I've been more weirded out by the fact that within the last few years, people say "Cheers" in America instead of "Thanks" or "Good bye". Not that's it's horrible, I just don't understand. Personally, I'd rather people brought "Gear" back to mean wonderful.
people say "Cheers" in America instead of "Thanks" or "Good bye".
*sheepishly* I picked this up from the bartenders at a trying-hard-to-be-British pub I used to frequent. It was pure affectation, but appealing, and it bled into my lexicon. I almost never actually say it, but I often catch myself just before it escapes.
Also, I'm a closeted pretentious Anglophile. So there's that.
That's another Britishism, yeah, sleepy pete. Thanks - my list grows apace. I'm betting "on holiday" will become more widespread soon as well - I already hear it creeping in here and there.
This one ('cracking good'), though, I'm totally ready to pin on Wallace and Gromit. The timing is right.

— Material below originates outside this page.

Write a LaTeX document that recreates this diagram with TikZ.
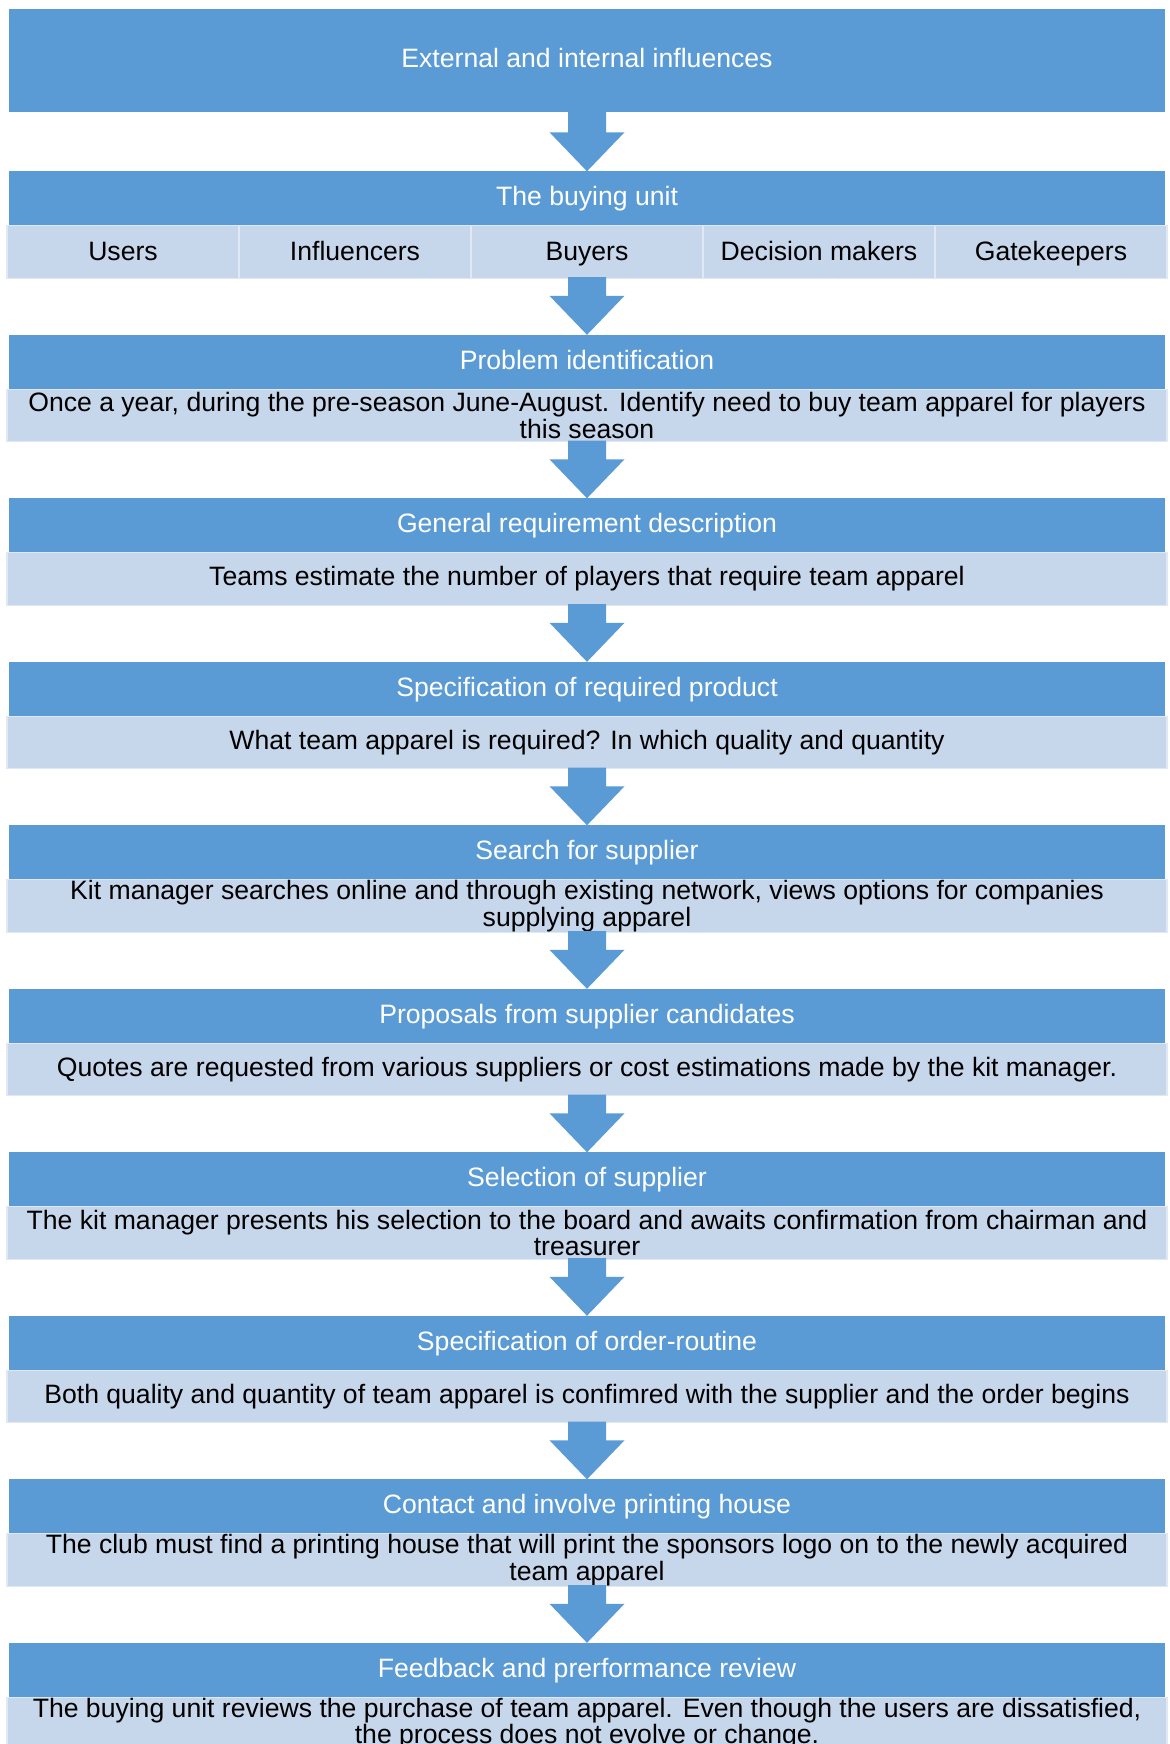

Literature, dammit, and pbs and so many other sources for these "Britishisms" as you are calling them, but i'm not one to be part of "common usage" or know what percentage of the gen pop is using these terms. But then writers perpetuate writers and are not usually culled from just any gen pop.
i shall return with more evidence if i can get something done, and sleep, before another metachat thing pulls me back in.
I'm betting "on holiday" will become more widespread soon as well
Hee! "On holiday" made the rounds of my social circle, and doubtless elsewhere, shortly after Chicken Run's theatrical release. Even a child of my acquaintance used the phrase to describe his family's impending week at the beach.
Was it David Foster Wallace who wrote that every creative writing program in the US was staffed by either an Iowa Writers Workshop grad or somebody who had been taught by one?
I'm unable to confirm this, but I'm pretty sure it comes from the crack of a whip, i.e. to get things started in an exciting rush. (From the Anglo-Saxon cracian to resound.) There's so many colloqualistic uses of the word "crack" that you may not be able to confirm this, cmonkey.
There's crack up (crazy), crack up (funny), not all it's cracked up to be, a cracking pace, take a crack at, crack down on something, wisecrack, fair crack at the whip, and crack the drug...
Incidentally, the word "cracker" used to refer to a white person is unrelated the whip; the myth that it refers to slavery in the US south is false. See also Shakespeare’s King John: "What cracker is this . . . that deafes our ears / With this abundance of superfluous breath?" (Thanks, Google!)
sleepy_pete: I've seen it all over amazon.com, it's not just a british review thing. And I recall wondering about this a few years ago (because it drives me fucking nuts to see it everywhere) but I haven't thought to ask the internet until now.
I guess I'll just blame anglophiles for using "cracking" and not bringing "boss" back into fashion.
Ok, my 2 cents... 'A cracking great read', or as Morrissey once said about Kirsty MacColl, "great songs and a cracking bust." If 'crack' is derived from the Celtic 'craic' (pronounced the same way), then it would mean (by extrapolation) 'something to really be talked about'. There's crack up (crazy), crack up (funny) - probably means 'in pieces' not all it's cracked up to be - not all it's been talked about. Doesn't live up to it's press. a cracking pace - again, amazing. Something to really talk about. take a crack at - not Celtic... apparently derived from slang. crack down on something - have a go at something, probably derived from the above. wisecrack - dunno, really. fair crack at the whip - again, a pretty good go at it. crack the drug...rockcocaine? mebbe?
Hmph. I thought cracking had to do with cracking the binding of the book 'cause you got excited about whatever you were reading and were a wee bit rough with the book.